Old Pulteney – 12 year (43%)
Nose: Orange cream sherbet. Dry stone and Nori with ocean spray on a sun-drenched afternoon. Apples and raisins with oatmeal. Cocoa Puffs. A slippery sweet malt with a little bit of pineapple, thyme, nutmeg and ginger powder. Barbasol, mango and black pepper. After a while I find Top Ramen chicken flavor spice packs. When the remnants dry in the glass it leaves you some milk chocolate. This one makes me want to buy a green van with a bed in the back and drive to Colorado with my wife and dogs. I would have a handsomely neglected neck beard by the time we arrived. There would be pie… and kites.
Palate: A little astringent and very drying, like the shaving cream from the nose. Wintergreen. The dryness that sticks around and coats my tongue is overwhelming at first and, really, my only reservation about this dram. Apple peels. A little bit of key lime. Black pepper. Fermented mash in the finish tags along with the dryness.

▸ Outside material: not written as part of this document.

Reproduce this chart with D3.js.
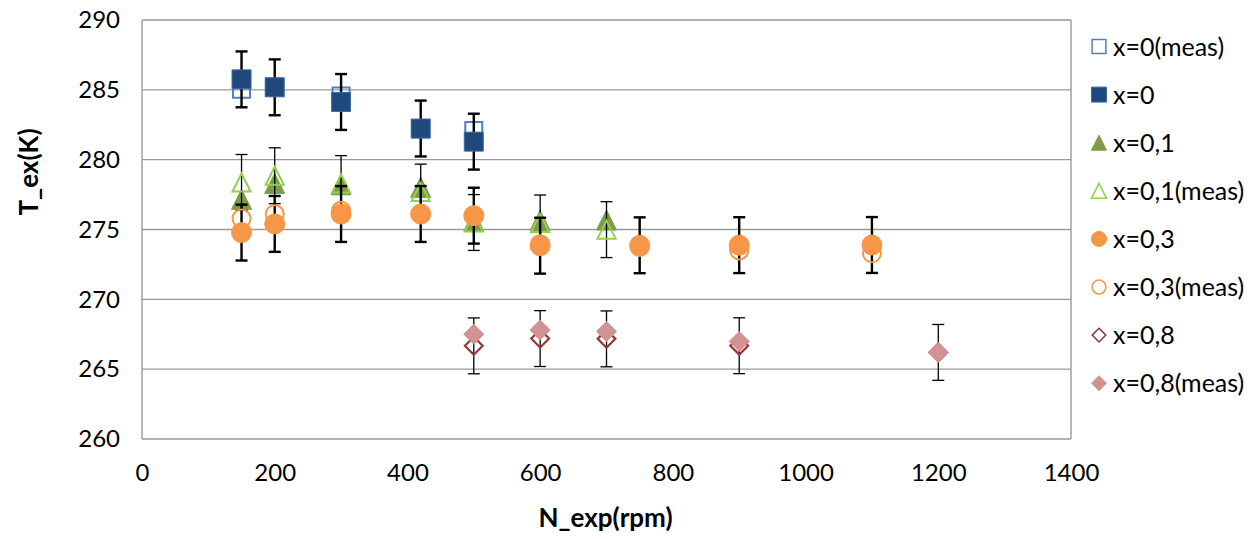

I like this one a whole lot more in a snifter than a Glencairn.
Old Pulteney – 17 year (46%)
Nose: The very first note on a virgin bottle pour brings me a backpack full of yellow-lined paper, unfinished homework and chewed pencils. Asian pear and candied lotus root are next. The sea air is fresher. Celery. Ricotta and almond. A little funk. A little Vapo-rub. The stone has turned to snow melt. Bolder, not as dry and the sweetness is better balanced in here than in the 12. The apples turn into a walk through an orchard.
Palate: Sharper punch upfront. A whisp of charcoal smoke, still drying but mellower and it doesn’t last quite as long as the entry level release. Pineapple. Pulverized granite. Lots of mild white pepper. Sweet roasted carrots beneath piquant cereal. Hot finish on the tongue.
If you prefer the grimy whiskies of Islay, or the bold perfumed Ryes of the US, or even the spicy sherried drams from Speyside, then this sweet malt-pear style may not suit you in the 12. The sloppy wetness of the 12’s aroma can’t compete against the palate’s dryness there, but balances out with some extra fruit and funk in the 17 year release. I much prefer the older of the two but wouldn’t turn my nose up if offered either.